A woman accused of adultery is brought before Jesus. The religious authorities see this as an opportunity to ensnare Jesus in a trap. The Mosaic law, they say, mandates that the woman be stoned to death. So, they ask Jesus, what do you say?
They think they have Jesus stuck between showing the woman mercy, thus violating the law, and following their interpretation of the law, thus contradicting his own teachings. Jesus responds by writing something in the sand in front of him.
We don’t know what he wrote. A search for what Biblical scholars theorize Jesus wrote offers up just that: theories. The very fact that Jesus wrote in the sand guaranteed that whatever the message was had no permanence beyond what someone in the crowd would have remembered and passed on to others—which there is no evicdence that anyone did.
We only know the impact of that drawing in the sand and what Jesus said afterward: “Let he who is without sin cast the first stone.” For one thing, Jesus knew that the authorities were giving him a false choice. Adultery is not an act that a woman can commit alone. But no man was presented to share the penalty for the crime. But Jesus was also making a larger point: It’s not just that we are all sinners individually, but we collectively create the conditions that lead people into behaviors that we are quick to condemn. I’m thinking of how we’ve locked up young Black men for decades because they choose to make large sums of money selling illicit drugs—a choice we help set up by marketing to young people expensive consumer goods they can’t afford with the meager wages they can get from honest work. Add to that the market for drugs we create because we as a society do too little to help people cope in better ways with the mental and spiritual stresses of living in the midst of poverty, racism, violence, and marginalization.

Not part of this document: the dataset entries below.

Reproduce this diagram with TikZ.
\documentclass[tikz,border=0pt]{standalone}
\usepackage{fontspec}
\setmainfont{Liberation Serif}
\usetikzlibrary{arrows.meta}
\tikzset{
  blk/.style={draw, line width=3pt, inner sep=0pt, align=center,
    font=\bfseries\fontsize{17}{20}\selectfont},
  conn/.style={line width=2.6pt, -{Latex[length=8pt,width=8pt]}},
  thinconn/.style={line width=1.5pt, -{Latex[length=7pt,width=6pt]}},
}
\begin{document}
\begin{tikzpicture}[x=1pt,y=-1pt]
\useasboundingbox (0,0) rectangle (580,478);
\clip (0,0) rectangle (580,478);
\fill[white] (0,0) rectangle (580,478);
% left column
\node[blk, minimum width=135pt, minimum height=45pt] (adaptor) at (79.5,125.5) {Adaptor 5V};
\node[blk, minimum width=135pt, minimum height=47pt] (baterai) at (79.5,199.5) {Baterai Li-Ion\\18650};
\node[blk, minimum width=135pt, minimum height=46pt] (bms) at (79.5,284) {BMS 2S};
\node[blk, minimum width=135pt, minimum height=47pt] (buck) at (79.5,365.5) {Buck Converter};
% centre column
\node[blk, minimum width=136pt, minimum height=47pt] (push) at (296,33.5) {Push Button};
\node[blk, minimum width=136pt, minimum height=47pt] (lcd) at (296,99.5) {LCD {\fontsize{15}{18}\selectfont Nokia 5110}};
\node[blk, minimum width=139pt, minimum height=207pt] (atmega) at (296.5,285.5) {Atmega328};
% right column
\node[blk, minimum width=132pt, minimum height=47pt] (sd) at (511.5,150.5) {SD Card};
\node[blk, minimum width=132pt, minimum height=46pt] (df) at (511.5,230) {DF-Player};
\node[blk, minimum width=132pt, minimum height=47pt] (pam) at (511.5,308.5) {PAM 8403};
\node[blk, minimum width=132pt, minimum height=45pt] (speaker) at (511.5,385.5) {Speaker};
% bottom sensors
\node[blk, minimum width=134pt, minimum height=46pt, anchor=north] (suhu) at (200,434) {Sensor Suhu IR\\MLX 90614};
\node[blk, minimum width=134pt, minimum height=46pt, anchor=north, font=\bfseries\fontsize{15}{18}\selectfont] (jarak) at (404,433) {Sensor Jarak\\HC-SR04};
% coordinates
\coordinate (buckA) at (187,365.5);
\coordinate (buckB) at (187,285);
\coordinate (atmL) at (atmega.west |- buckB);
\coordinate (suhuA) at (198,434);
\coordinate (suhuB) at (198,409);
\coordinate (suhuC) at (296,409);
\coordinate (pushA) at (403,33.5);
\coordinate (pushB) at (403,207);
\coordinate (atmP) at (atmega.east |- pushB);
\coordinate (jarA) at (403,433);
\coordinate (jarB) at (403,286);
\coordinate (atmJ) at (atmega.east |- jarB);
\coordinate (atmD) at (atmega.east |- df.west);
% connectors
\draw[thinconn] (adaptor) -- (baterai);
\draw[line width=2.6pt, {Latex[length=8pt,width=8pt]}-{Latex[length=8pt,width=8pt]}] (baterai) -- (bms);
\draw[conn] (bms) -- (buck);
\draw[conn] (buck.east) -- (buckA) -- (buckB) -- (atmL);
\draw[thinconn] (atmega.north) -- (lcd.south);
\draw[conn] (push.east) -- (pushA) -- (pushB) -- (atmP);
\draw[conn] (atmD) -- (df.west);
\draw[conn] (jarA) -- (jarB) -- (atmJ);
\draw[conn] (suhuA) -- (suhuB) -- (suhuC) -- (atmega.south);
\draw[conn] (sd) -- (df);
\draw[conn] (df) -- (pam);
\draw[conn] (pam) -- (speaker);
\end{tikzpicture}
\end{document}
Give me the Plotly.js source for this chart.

So who gets to throw the first stone when we are either active participants or passive collaborators in a sinful system? When Jesus confronts us with this, we all have to put down our stones and walk away. Then, when we stand alone with Jesus, face to face, one on one, Jesus asks us where our accusers are. Our accusers having been disarmed and dispatched, Jesus tells us that the charges have been dropped and we can begin anew.